THE PROBLEM:
Transcribe all the entries word for word, but omit the images.

* START *

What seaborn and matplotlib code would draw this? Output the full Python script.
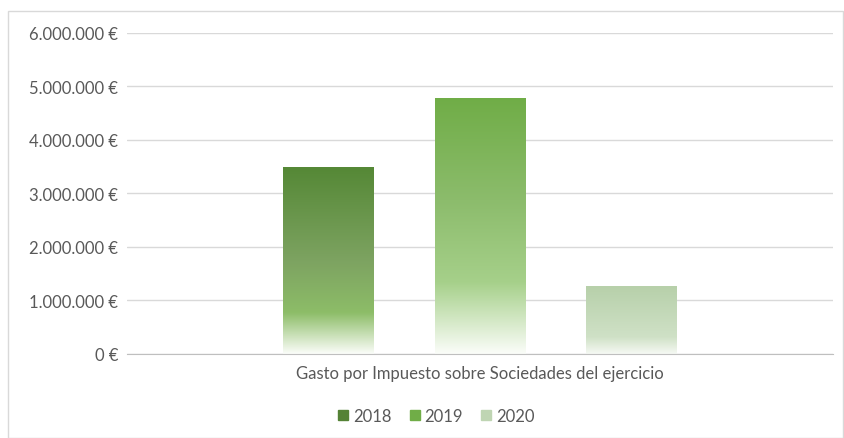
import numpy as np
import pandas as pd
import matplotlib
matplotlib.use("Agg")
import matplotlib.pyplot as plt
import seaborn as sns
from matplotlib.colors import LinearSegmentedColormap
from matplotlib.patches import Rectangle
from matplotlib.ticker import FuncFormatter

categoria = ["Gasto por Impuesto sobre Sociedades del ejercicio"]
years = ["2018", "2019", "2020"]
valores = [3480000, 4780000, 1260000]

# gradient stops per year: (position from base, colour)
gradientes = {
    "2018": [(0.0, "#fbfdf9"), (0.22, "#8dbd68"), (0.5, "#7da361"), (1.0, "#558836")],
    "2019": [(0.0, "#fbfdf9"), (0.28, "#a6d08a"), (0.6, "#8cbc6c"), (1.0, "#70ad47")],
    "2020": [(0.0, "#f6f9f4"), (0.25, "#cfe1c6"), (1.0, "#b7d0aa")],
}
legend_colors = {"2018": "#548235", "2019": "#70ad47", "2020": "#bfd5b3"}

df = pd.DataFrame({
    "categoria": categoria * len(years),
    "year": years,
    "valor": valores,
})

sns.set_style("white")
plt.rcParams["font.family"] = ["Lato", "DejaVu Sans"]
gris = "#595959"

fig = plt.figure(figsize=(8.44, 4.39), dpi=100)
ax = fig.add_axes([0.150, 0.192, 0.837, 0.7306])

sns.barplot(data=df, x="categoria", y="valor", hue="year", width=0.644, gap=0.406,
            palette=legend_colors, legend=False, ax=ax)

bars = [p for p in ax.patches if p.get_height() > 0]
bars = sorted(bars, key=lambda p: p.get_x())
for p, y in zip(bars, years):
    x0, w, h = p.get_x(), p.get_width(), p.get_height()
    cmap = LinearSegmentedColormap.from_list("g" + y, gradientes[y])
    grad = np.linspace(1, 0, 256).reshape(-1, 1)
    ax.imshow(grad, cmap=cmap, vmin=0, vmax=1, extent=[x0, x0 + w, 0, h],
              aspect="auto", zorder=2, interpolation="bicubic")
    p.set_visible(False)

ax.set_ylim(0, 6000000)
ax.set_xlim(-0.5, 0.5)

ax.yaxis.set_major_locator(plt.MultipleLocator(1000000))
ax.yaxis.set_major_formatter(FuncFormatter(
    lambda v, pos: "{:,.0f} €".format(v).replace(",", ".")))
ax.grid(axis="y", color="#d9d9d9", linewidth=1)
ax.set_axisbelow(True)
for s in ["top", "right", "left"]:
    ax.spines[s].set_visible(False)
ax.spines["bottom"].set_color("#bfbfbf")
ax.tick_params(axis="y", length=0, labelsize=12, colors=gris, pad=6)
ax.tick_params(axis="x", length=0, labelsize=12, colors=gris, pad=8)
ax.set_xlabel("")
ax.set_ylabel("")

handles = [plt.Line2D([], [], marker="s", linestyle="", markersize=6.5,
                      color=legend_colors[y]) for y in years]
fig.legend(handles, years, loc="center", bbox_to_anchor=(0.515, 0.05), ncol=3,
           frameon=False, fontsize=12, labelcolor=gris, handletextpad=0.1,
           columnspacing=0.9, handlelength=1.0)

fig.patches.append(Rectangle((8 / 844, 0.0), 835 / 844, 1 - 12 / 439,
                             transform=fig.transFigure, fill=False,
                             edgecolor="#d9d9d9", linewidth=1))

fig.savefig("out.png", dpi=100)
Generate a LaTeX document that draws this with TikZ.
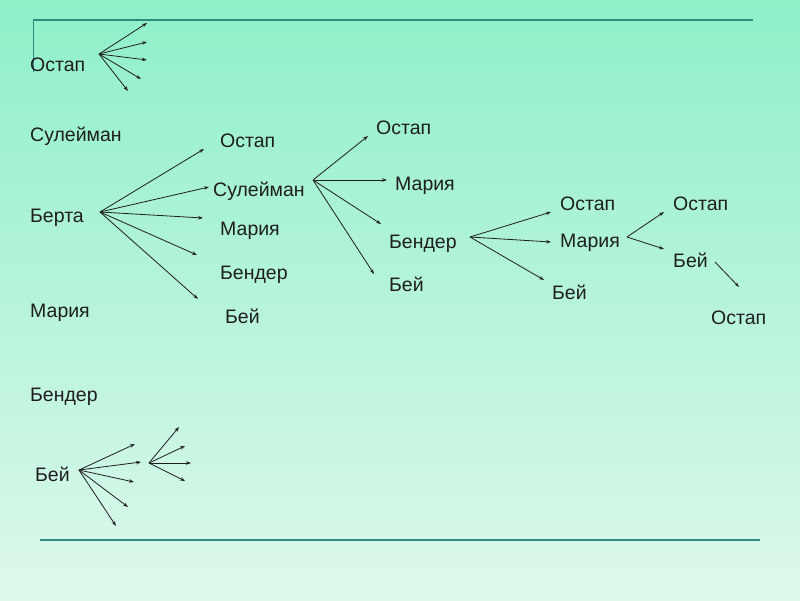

* END *

WRITTEN ANSWER:
What seaborn and matplotlib code would draw this? Output the full Python script.
import numpy as np
import pandas as pd
import matplotlib
matplotlib.use("Agg")
import matplotlib.pyplot as plt
import seaborn as sns
from matplotlib.colors import LinearSegmentedColormap
from matplotlib.patches import Rectangle
from matplotlib.ticker import FuncFormatter

categoria = ["Gasto por Impuesto sobre Sociedades del ejercicio"]
years = ["2018", "2019", "2020"]
valores = [3480000, 4780000, 1260000]

# gradient stops per year: (position from base, colour)
gradientes = {
    "2018": [(0.0, "#fbfdf9"), (0.22, "#8dbd68"), (0.5, "#7da361"), (1.0, "#558836")],
    "2019": [(0.0, "#fbfdf9"), (0.28, "#a6d08a"), (0.6, "#8cbc6c"), (1.0, "#70ad47")],
    "2020": [(0.0, "#f6f9f4"), (0.25, "#cfe1c6"), (1.0, "#b7d0aa")],
}
legend_colors = {"2018": "#548235", "2019": "#70ad47", "2020": "#bfd5b3"}

df = pd.DataFrame({
    "categoria": categoria * len(years),
    "year": years,
    "valor": valores,
})

sns.set_style("white")
plt.rcParams["font.family"] = ["Lato", "DejaVu Sans"]
gris = "#595959"

fig = plt.figure(figsize=(8.44, 4.39), dpi=100)
ax = fig.add_axes([0.150, 0.192, 0.837, 0.7306])

sns.barplot(data=df, x="categoria", y="valor", hue="year", width=0.644, gap=0.406,
            palette=legend_colors, legend=False, ax=ax)

bars = [p for p in ax.patches if p.get_height() > 0]
bars = sorted(bars, key=lambda p: p.get_x())
for p, y in zip(bars, years):
    x0, w, h = p.get_x(), p.get_width(), p.get_height()
    cmap = LinearSegmentedColormap.from_list("g" + y, gradientes[y])
    grad = np.linspace(1, 0, 256).reshape(-1, 1)
    ax.imshow(grad, cmap=cmap, vmin=0, vmax=1, extent=[x0, x0 + w, 0, h],
              aspect="auto", zorder=2, interpolation="bicubic")
    p.set_visible(False)

ax.set_ylim(0, 6000000)
ax.set_xlim(-0.5, 0.5)

ax.yaxis.set_major_locator(plt.MultipleLocator(1000000))
ax.yaxis.set_major_formatter(FuncFormatter(
    lambda v, pos: "{:,.0f} €".format(v).replace(",", ".")))
ax.grid(axis="y", color="#d9d9d9", linewidth=1)
ax.set_axisbelow(True)
for s in ["top", "right", "left"]:
    ax.spines[s].set_visible(False)
ax.spines["bottom"].set_color("#bfbfbf")
ax.tick_params(axis="y", length=0, labelsize=12, colors=gris, pad=6)
ax.tick_params(axis="x", length=0, labelsize=12, colors=gris, pad=8)
ax.set_xlabel("")
ax.set_ylabel("")

handles = [plt.Line2D([], [], marker="s", linestyle="", markersize=6.5,
                      color=legend_colors[y]) for y in years]
fig.legend(handles, years, loc="center", bbox_to_anchor=(0.515, 0.05), ncol=3,
           frameon=False, fontsize=12, labelcolor=gris, handletextpad=0.1,
           columnspacing=0.9, handlelength=1.0)

fig.patches.append(Rectangle((8 / 844, 0.0), 835 / 844, 1 - 12 / 439,
                             transform=fig.transFigure, fill=False,
                             edgecolor="#d9d9d9", linewidth=1))

fig.savefig("out.png", dpi=100)
Generate a LaTeX document that draws this with TikZ.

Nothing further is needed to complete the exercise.